I have started to appreciate the fact that I have a twin sister, someone who really understands me and with whom I share my existence with – in fact, I couldn’t imagine my life without her. But for a long time I saw being a twin as a weakness, at times I even felt like a freak. Even today, I sometimes avoid certain types of social situations because I am afraid that people will confuse me with my sister. These kinds of incidents make me feel uncomfortable and embarrassed at the same time. It is hard to create a solid, healthy identity when the world around you is never quite sure whether you are you or your sister and is at the same time demanding individuality. I am so tired of hearing those bad jokes about how we look alike, and stories of how people got us mixed up. It makes me feel like a clown, and sometimes I even want to avoid being in public places with her, just because of feeling that I don’t have the energy to squeeze that fake smile on my face again, and pretend it is so funny that we look and sound alike.

Sure, I know it is not my fault or the fault of the people who always confused us or pretended to do so because they thought it was a good joke. Rather, I think that the problem is in the western culture and popular media which portrays anything other than the norm as “unnatural”. A spectacle: something to stare at in the zoo or the circus. This is what makes us feel bad about being different. In fact, hidden from the public discourse, there are twins and other people who don’t fit the norm everywhere. I think it’s about time our society starts appreciating plurality and diversity instead of trying to put us all in the same mold and make us feel ashamed of the very things that make us who we are: the things that are in the core of our existence.

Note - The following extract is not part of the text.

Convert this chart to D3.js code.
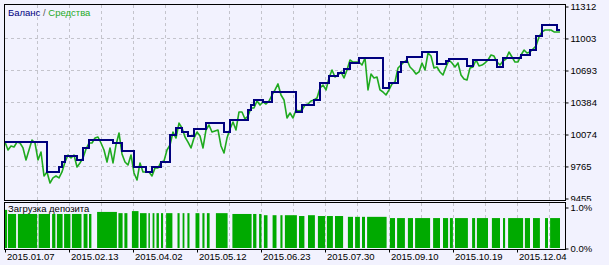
<!DOCTYPE html>
<html><head><meta charset="utf-8">
<script src="https://cdn.jsdelivr.net/npm/d3@7"></script>
<style>
html,body{margin:0;padding:0;background:#F2F2FE;}
svg{display:block;}
text{font-family:"Liberation Sans",Arial,sans-serif;font-size:9.5px;}
</style></head>
<body><svg id="c" width="609" height="265"></svg>
<script>
// ---- data ----
const dateLabels = ["2015.01.07","2015.02.13","2015.04.02","2015.05.12","2015.06.23","2015.07.30","2015.09.10","2015.10.19","2015.12.04"];
const yTicks = [9455, 9765, 10074, 10384, 10693, 11003, 11312];
const pctTicks = [0, 1];
const pctLabels = ["0.0%", "1.0%"];
const equity = [
 9996,9919,9958,9948,9996,9987,9939,9823,9919,10016,
 9987,9823,9900,9668,9707,9600,9649,9668,9649,9707,
 9803,9871,9842,9871,9755,9794,9842,9929,9987,9987,
 10035,10045,9987,9919,9803,9939,9794,9968,10084,9881,
 9803,9774,9871,9697,9629,9794,9707,9707,9707,9668,
 9745,9745,9803,9813,9919,9968,10093,10035,10180,10132,
 10045,9996,9939,10035,10093,10055,9939,10113,10161,10093,
 10103,10113,9958,9890,10035,10122,10190,10113,10287,10287,
 10219,10248,10326,10326,10393,10354,10384,10364,10393,10451,
 10500,10558,10451,10403,10229,10277,10229,10306,10296,10306,
 10354,10364,10393,10403,10422,10519,10548,10500,10616,10693,
 10625,10645,10674,10616,10693,10790,10770,10770,10770,10741,
 10809,10500,10654,10616,10625,10500,10480,10451,10500,10558,
 10577,10712,10741,10770,10790,10722,10693,10654,10674,10761,
 10693,10857,10828,10712,10722,10674,10645,10722,10790,10761,
 10722,10761,10645,10606,10596,10712,10722,10790,10732,10741,
 10761,10790,10838,10828,10770,10741,10780,10799,10867,10819,
 10770,10770,10838,10886,10857,10867,10896,10925,11012,11061,
 11080,11080,11080,11061,11061,11061
];
const balanceIdx = [0,14,18,19,20,24,26,28,36,39,43,47,49,52,55,57,59,61,63,67,73,75,81,82,83,86,89,97,99,103,105,108,111,113,115,118,126,128,131,132,134,139,144,147,148,154,156,164,166,172,175,177,179,184,185];
const balanceVal = [9996,9707,9755,9803,9861,9823,9939,10016,9987,9910,9755,9707,9755,9803,10064,10132,10093,10055,10122,10180,10093,10209,10306,10354,10403,10384,10480,10287,10354,10403,10567,10635,10664,10703,10761,10809,10519,10567,10674,10770,10819,10867,10751,10780,10799,10732,10790,10722,10809,10838,10886,11022,11128,11080,11080];
// deposit load runs: [fromTrade, toTrade, percent]
const loadRuns = [
 [0,0.7,0.93],[1.0,3.7,0.83],[4.3,10.7,0.83],[11.2,15.0,0.83],[15.7,16.8,0.83],[17.3,19.2,0.83],
 [19.7,21.8,0.83],[22.3,25.5,0.83],[26.2,27.5,0.83],[28.0,28.8,0.83],[30.7,37.3,0.88],[37.8,39.2,0.85],
 [39.8,40.8,0.85],[42.3,44.5,0.90],[45.0,47.2,0.85],[47.8,48.3,0.85],[49.2,49.8,0.85],[50.5,51.3,0.85],
 [52.0,52.7,0.85],[53.7,55.8,0.85],[57.5,58.2,0.85],[59.2,59.8,0.85],[60.8,61.5,0.85],[63.5,64.8,0.85],
 [65.8,66.5,0.85],[67.3,68.2,0.85],[70.3,74.2,0.85],[75.8,82.2,0.83],[82.7,83.8,0.83],[84.7,85.5,0.83],
 [86.3,87.5,0.80],[89.2,90.5,0.80],[91.8,92.5,0.80],[93.3,97.3,0.80],[98.0,99.8,0.78],[101.0,103.3,0.80],
 [104.3,106.7,0.78],[107.3,109.3,0.78],[110.0,112.7,0.78],[114.3,116.0,0.76],[116.7,118.3,0.76],[119.0,120.0,0.76],
 [120.7,127.2,0.76],[128.3,130.0,0.73],[130.7,133.3,0.73],[134.3,136.0,0.73],[136.7,141.7,0.73],[142.7,145.0,0.73],
 [146.0,147.7,0.73],[148.3,149.3,0.73],[150.0,154.3,0.73],[155.7,156.7,0.73],[157.3,161.0,0.73],[162.3,165.0,0.73],
 [166.0,166.7,0.73],[167.7,172.7,0.73],[173.3,175.0,0.73],[176.0,178.3,0.73],[180.0,181.0,0.73],[181.7,185.0,0.73]
];
const tradesPerLabel = 64/3;   // trades between date labels
const tradesPerGrid = 32/3;    // trades between vertical grid lines

// ---- layout ----
const L = 4, R = 565, mainTop = 4, mainBot = 200, subTop = 202, subBot = 249;
const svg = d3.select("#c");
const x = d3.scaleLinear().domain([0, equity.length - 1]).range([5, 560]);
const y = d3.scaleLinear().domain([9455, 11312]).range([198, 6]);
const yp = d3.scaleLinear().domain([0, 1]).range([248, 207]);

svg.append("defs").append("clipPath").attr("id", "mainAxisClip")
  .append("rect").attr("x", 0).attr("y", 0).attr("width", 609).attr("height", mainBot + 1);

const gridColor = "#C4C4CC";
// vertical grid
const gridIdx = d3.range(1, 18).map(k => k * tradesPerGrid);
svg.append("g").selectAll("line").data(gridIdx).join("line")
  .attr("x1", d => Math.round(x(d)) + 0.5).attr("x2", d => Math.round(x(d)) + 0.5)
  .attr("y1", mainTop + 1).attr("y2", subBot)
  .attr("stroke", gridColor).attr("stroke-dasharray", "3,3");
// horizontal grid
svg.append("g").selectAll("line").data(yTicks.slice(1, -1)).join("line")
  .attr("x1", L + 1).attr("x2", R)
  .attr("y1", d => Math.round(y(d)) + 0.5).attr("y2", d => Math.round(y(d)) + 0.5)
  .attr("stroke", gridColor).attr("stroke-dasharray", "3,3");

// load bars
svg.append("g").selectAll("rect").data(loadRuns).join("rect")
  .attr("x", d => x(d[0])).attr("width", d => Math.max(0.8, x(d[1]) - x(d[0])))
  .attr("y", d => yp(d[2])).attr("height", d => yp(0) - yp(d[2]))
  .attr("fill", "#00AA00");

// equity line
svg.append("path").datum(equity)
  .attr("d", d3.line().x((d, i) => x(i)).y(d => y(d)))
  .attr("fill", "none").attr("stroke", "#1FAA1F").attr("stroke-width", 1.6).attr("stroke-linejoin", "round");
// balance line
const bal = balanceIdx.map((d, i) => [d, balanceVal[i]]);
svg.append("path").datum(bal)
  .attr("d", d3.line().x(d => x(d[0])).y(d => y(d[1])).curve(d3.curveStepAfter))
  .attr("fill", "none").attr("stroke", "#00007E").attr("stroke-width", 2);

// panel borders
svg.append("rect").attr("x", L + 0.5).attr("y", mainTop + 0.5).attr("width", R - L).attr("height", mainBot - mainTop)
  .attr("fill", "none").attr("stroke", "#000");
svg.append("rect").attr("x", L + 0.5).attr("y", subTop + 0.5).attr("width", R - L).attr("height", subBot - subTop)
  .attr("fill", "none").attr("stroke", "#000");

// right axis (main panel; bottom label clipped by the lower panel as in the original)
const ay = svg.append("g").attr("clip-path", "url(#mainAxisClip)")
  .append("g").attr("transform", `translate(${R + 0.5},0.5)`)
  .call(d3.axisRight(y).tickValues(yTicks).tickSize(3).tickPadding(2).tickFormat(d3.format("d")));
ay.select(".domain").remove();
ay.selectAll("text").attr("font-size", "9.5px").attr("fill", "#000");

const ap = svg.append("g").attr("transform", `translate(${R + 0.5},0.5)`)
  .call(d3.axisRight(yp).tickValues(pctTicks).tickSize(3).tickPadding(2).tickFormat((d, i) => pctLabels[i]));
ap.select(".domain").remove();
ap.selectAll("text").attr("font-size", "9.5px").attr("fill", "#000");

// bottom axis
const labelIdx = dateLabels.map((d, i) => i * tradesPerLabel);
const ax = svg.append("g").attr("transform", `translate(0.5,${subBot + 0.5})`)
  .call(d3.axisBottom(x).tickValues(labelIdx).tickSize(3).tickPadding(1).tickFormat((d, i) => dateLabels[i]));
ax.select(".domain").remove();
ax.selectAll(".tick line").attr("transform", "translate(-0.5,0)").attr("x1", d => Math.round(x(d)) - x(d)).attr("x2", d => Math.round(x(d)) - x(d));
ax.selectAll("text").attr("text-anchor", "start").attr("x", 1).attr("font-size", "9.5px").attr("fill", "#000");

// legend
const lg = svg.append("text").attr("x", 8).attr("y", 16);
lg.append("tspan").attr("fill", "#00007E").text("Баланс");
lg.append("tspan").attr("fill", "#555").text(" / ");
lg.append("tspan").attr("fill", "#1FAA1F").text("Средства");

svg.append("text").attr("x", 8).attr("y", 212).attr("fill", "#000").text("Загрузка депозита");
</script></body></html>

In my point of view the individualistic western culture is the most homogenizing one. It pressures us to fit the norm, to be like everybody else. It doesn’t appreciate diversity but instead sees it as a problem. Interpreted against concepts like equality and human rights, differences and diversity are something the individualistic western culture wants to integrate: get rid of as potential sources for inequality and social conflicts. Empathy, solidarity and collectivity as personal characteristics are treated as signs of weakness; people are expected and taught to act most and foremost according to their own interest. Well, I am sorry, but I will never be able to act or think like that and neither will many other people – those coming from more collective cultures and those who don’t believe in personal gain at the expense of common interest.